◆ **Work required**: Return the material exactly, first line through the line containing "x_ticks = [0, 100, 200, 300, 400, 500, 600, 700]", and nothing more. Pictures stay out.

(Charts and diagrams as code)
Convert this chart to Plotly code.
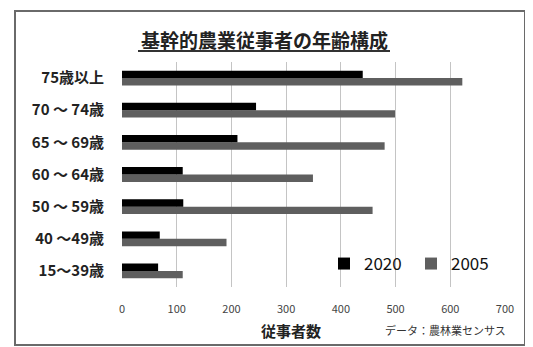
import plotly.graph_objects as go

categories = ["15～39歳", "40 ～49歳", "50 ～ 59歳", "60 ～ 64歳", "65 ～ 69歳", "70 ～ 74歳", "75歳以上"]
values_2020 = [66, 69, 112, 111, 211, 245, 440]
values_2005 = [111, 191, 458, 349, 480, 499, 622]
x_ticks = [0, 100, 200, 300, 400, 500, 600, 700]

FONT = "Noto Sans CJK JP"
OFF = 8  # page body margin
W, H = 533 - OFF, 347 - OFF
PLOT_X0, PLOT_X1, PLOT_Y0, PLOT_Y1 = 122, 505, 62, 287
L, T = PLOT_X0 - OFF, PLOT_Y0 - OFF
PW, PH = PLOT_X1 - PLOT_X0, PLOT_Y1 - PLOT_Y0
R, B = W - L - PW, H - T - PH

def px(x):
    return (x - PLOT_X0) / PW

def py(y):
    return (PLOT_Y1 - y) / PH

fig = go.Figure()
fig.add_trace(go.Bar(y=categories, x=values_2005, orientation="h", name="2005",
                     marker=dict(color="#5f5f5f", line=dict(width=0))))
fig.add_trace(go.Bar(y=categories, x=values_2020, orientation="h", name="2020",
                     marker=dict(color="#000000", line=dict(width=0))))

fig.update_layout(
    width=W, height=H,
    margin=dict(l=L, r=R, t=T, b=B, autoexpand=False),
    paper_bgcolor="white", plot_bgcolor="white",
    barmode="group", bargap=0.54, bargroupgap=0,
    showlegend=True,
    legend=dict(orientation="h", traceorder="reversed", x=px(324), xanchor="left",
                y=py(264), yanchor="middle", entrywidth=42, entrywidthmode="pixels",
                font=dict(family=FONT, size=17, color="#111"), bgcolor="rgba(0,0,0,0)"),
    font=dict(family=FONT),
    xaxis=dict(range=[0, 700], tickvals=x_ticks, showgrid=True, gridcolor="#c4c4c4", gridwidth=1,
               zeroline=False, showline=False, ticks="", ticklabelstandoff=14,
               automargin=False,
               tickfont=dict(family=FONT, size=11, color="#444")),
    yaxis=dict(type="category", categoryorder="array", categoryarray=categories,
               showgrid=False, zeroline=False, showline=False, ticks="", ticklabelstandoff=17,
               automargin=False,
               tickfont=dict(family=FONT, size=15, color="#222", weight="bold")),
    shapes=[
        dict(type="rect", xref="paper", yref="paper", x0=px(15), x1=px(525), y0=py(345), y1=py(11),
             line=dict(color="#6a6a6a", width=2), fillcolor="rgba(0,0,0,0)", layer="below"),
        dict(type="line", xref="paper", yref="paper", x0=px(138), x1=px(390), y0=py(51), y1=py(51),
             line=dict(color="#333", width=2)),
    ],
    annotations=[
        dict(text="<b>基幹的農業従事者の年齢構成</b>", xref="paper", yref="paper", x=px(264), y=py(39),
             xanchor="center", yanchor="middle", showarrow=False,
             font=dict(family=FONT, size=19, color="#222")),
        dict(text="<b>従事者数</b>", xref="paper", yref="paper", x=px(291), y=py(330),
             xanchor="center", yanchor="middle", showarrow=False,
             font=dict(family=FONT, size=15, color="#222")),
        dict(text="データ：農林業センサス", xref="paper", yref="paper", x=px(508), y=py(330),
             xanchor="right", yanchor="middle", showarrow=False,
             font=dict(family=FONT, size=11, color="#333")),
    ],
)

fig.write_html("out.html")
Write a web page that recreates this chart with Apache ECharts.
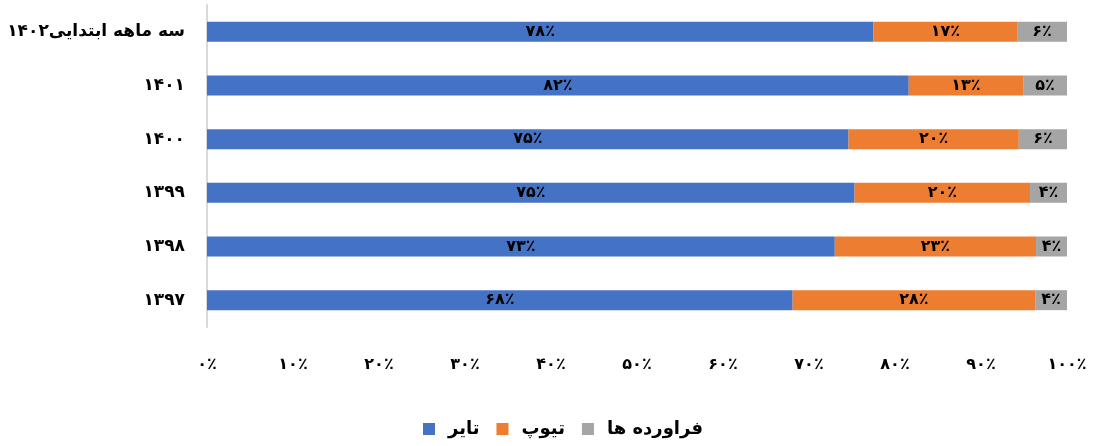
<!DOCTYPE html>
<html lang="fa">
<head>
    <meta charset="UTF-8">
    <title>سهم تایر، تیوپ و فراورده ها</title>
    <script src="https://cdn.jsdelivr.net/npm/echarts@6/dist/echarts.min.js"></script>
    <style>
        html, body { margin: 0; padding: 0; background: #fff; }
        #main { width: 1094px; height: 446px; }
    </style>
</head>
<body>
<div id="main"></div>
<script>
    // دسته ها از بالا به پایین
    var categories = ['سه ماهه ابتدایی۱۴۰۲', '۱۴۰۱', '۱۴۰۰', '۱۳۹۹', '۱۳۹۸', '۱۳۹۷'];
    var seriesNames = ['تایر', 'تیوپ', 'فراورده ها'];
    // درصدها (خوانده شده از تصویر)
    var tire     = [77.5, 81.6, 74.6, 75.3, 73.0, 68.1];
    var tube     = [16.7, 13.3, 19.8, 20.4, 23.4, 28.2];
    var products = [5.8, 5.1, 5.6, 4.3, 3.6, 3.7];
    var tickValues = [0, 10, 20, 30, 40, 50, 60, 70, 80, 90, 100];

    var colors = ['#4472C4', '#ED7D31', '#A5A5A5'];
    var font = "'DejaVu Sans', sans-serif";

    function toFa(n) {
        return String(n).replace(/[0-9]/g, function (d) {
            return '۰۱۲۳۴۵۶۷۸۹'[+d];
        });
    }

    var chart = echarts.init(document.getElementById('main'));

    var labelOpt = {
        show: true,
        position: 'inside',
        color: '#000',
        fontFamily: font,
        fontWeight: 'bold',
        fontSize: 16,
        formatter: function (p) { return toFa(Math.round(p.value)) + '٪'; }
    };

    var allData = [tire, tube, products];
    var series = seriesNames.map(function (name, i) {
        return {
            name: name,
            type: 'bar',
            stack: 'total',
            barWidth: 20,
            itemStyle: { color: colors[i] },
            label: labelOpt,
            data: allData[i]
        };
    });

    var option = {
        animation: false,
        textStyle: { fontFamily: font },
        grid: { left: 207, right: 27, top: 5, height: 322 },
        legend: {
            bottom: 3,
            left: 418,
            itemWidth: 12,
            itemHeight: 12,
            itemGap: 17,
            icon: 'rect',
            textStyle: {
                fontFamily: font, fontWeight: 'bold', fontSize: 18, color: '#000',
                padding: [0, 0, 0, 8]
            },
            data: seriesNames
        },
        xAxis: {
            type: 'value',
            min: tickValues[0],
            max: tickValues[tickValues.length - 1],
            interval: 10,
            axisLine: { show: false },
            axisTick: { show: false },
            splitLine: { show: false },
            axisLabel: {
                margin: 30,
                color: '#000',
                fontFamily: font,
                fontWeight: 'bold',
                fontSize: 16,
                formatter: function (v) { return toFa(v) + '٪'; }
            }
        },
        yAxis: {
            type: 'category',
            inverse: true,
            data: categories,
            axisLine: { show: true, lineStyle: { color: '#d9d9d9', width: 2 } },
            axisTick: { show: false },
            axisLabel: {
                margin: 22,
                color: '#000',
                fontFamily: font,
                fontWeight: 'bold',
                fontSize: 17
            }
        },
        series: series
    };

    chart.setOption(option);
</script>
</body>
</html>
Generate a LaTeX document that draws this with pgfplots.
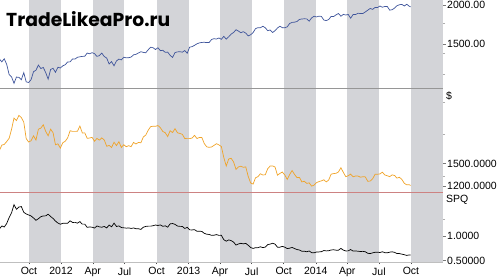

◆ **The output**:
Convert this chart to Plotly code.
import plotly.graph_objects as go

categories = ["15～39歳", "40 ～49歳", "50 ～ 59歳", "60 ～ 64歳", "65 ～ 69歳", "70 ～ 74歳", "75歳以上"]
values_2020 = [66, 69, 112, 111, 211, 245, 440]
values_2005 = [111, 191, 458, 349, 480, 499, 622]
x_ticks = [0, 100, 200, 300, 400, 500, 600, 700]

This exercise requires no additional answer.